Elevated API Errors
Incident Report for Cloudsmith
Postmortem

Summary

On September 14th, between 17:22 and 18:18 UTC, traffic to our us-west-2 region experienced slower response times and eventually started returning timeout responses.

This was caused by instability with the underlying infrastructure for our database replica in the region causing significant slowdowns in queries being processed, leading to longer times to service requests, which caused multiple web server instances in the region to be replaced, amplifying the problem.

The situation was resolved by working with our infrastructure provider to route all us-west-2 traffic to our eu-west-1 region, route the problematic database replica in us-west-2, and then route the affected traffic back to us-west-2 after recovery.

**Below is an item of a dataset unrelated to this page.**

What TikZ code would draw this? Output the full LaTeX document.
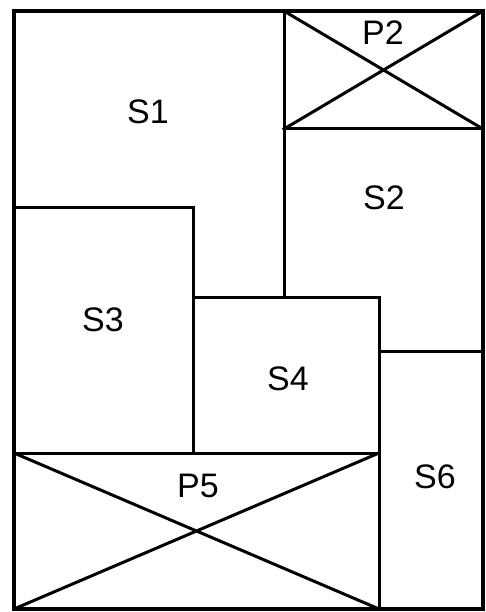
\documentclass[tikz,border=0pt]{standalone}
\usepackage{fontspec}
\setmainfont{Liberation Sans}
\tikzset{
  wall/.style={line width=3pt, line cap=rect},
  frame/.style={line width=4pt},
  room/.style={font=\fontsize{34}{34}\selectfont, inner sep=0pt},
}

\begin{document}
\begin{tikzpicture}[x=1pt,y=-1pt]
  \useasboundingbox (0,0) rectangle (486,612);
  % outer frame of the sheet
  \draw[frame] (14,11) rectangle (483,609);
  % P2: crossed box top right
  \draw[wall] (284,11) rectangle (483,129);
  \draw[wall] (284,11) -- (483,129) (284,129) -- (483,11);
  % partitions
  \draw[wall] (284,129) -- (284,297);
  \draw[wall] (14,208) -- (193,208) -- (193,453);
  \draw[wall] (193,297) -- (379,297) -- (379,609);
  \draw[wall] (379,351) -- (483,351);
  % P5: crossed box bottom left
  \draw[wall] (14,453) -- (379,453);
  \draw[wall] (14,453) -- (379,609) (14,609) -- (379,453);
  % labels
  \node[room] (s1) at (148,112) {S1};
  \node[room] (p2) at (383,33) {P2};
  \node[room] (s2) at (384,198) {S2};
  \node[room] (s3) at (103,320) {S3};
  \node[room] (s4) at (288,379) {S4};
  \node[room] (p5) at (198,486) {P5};
  \node[room] (s6) at (435,477) {S6};
\end{tikzpicture}
\end{document}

Posted Sep 16, 2022 - 13:45 UTC

Resolved
This incident has been resolved.
Posted Sep 14, 2022 - 19:26 UTC
Monitoring
A fix has been implemented and we are monitoring the results.
Posted Sep 14, 2022 - 18:31 UTC
Identified
The issue has been identified and a fix is being implemented.
Posted Sep 14, 2022 - 18:21 UTC
Investigating
We're experiencing an elevated level of API errors and are currently looking into the issue.
Posted Sep 14, 2022 - 17:40 UTC
This incident affected: Frontend REST API, Frontend Website, Backend Databases, Backend Processing, and Package Downloads (CDN).